Sunday, April 21, 2024

Music In The Home - Ignace Jan Paderewski

By F. C. Robinson 


Most of our readers are familiar with what is known of Paderewski's life and work. He is the son of a gentleman farmer of Podolia, Poland, and from his father inherited an indomitable will and the power and love of work, also his high breeding and fine instincts. From his mother he inherited his love of music but was unfortunately denied the advantage of her care and influence because of her death, which occurred while he was a mere infant.

In the July 1904 issue of Musician, in an article entitled All Manner of Musicians, Miss Edith Lynwood Winn made a few remarks referring to Paderewski with which I for one, heartily sympathized.

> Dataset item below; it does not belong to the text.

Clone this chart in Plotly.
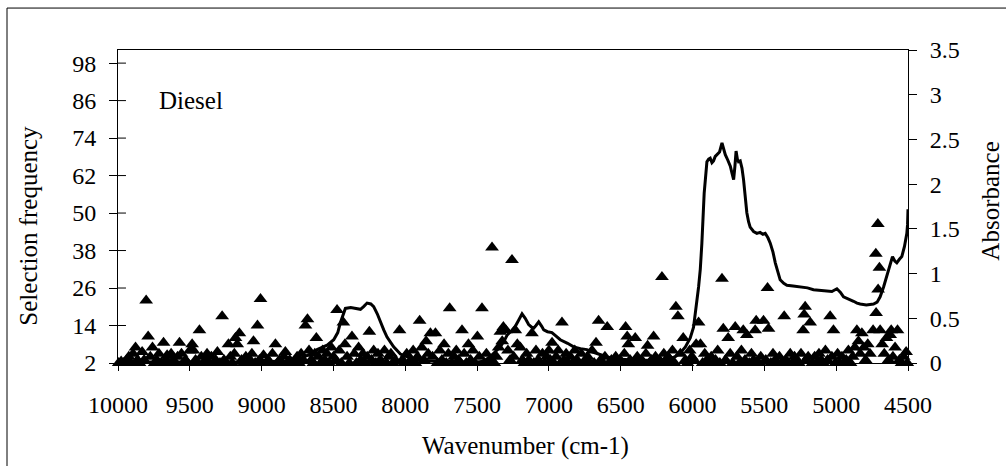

She referred to the fact that very many musicians play with their best feeling - give to their hearers of the very best and highest - "when under the influence of adversity, disappointed love, and the pain of loss." She takes Paderewski as an illustration, adding, "The richest years of Paderewski's musicianship and artistic development may have been the years of sorrow after his wife's death."

That said, even tragic story comes to one's mind, of the young wife suffering in her last illness for delicacies and attentions that it was impossible for the struggling young artist husband, in his poverty, to provide. In addition to her untimely death, the little child she left to the young father was an invalid. Of Paderewski's loving care and tenderness toward he (physically) afflicted son we all know about.

Finally, death released the poor young fellow and snapped the nerve-tension under which the father suffered. It was while Paderewski was felling these influences deeply and keenly that he poured forth all that was in him in music. We do not feel that Paderewski's is a nature to forget these past experiences. We feel that he deserves the present life he is leading, which Miss Winn assures us is peaceful and luxurious.

She says, "All is placid now. He is rich and he has married the wife of his old friend." She is an excellent businesswoman, relieving Paderewski of financial cares, and thus his life is passed on the beautiful estate he purchased a few years ago. He deserves a goodly share of peace and of happiness, and we therefore rejoice that it is his. But his music?  Does "the satisfied" Paderewski equal the suffering Paderewski? To many it does not seem so. I think, with Miss Winn, that he plays, "less emotionally, more intellectually; with no diminution of poetic feeling," but with "the fire of passion" lacking.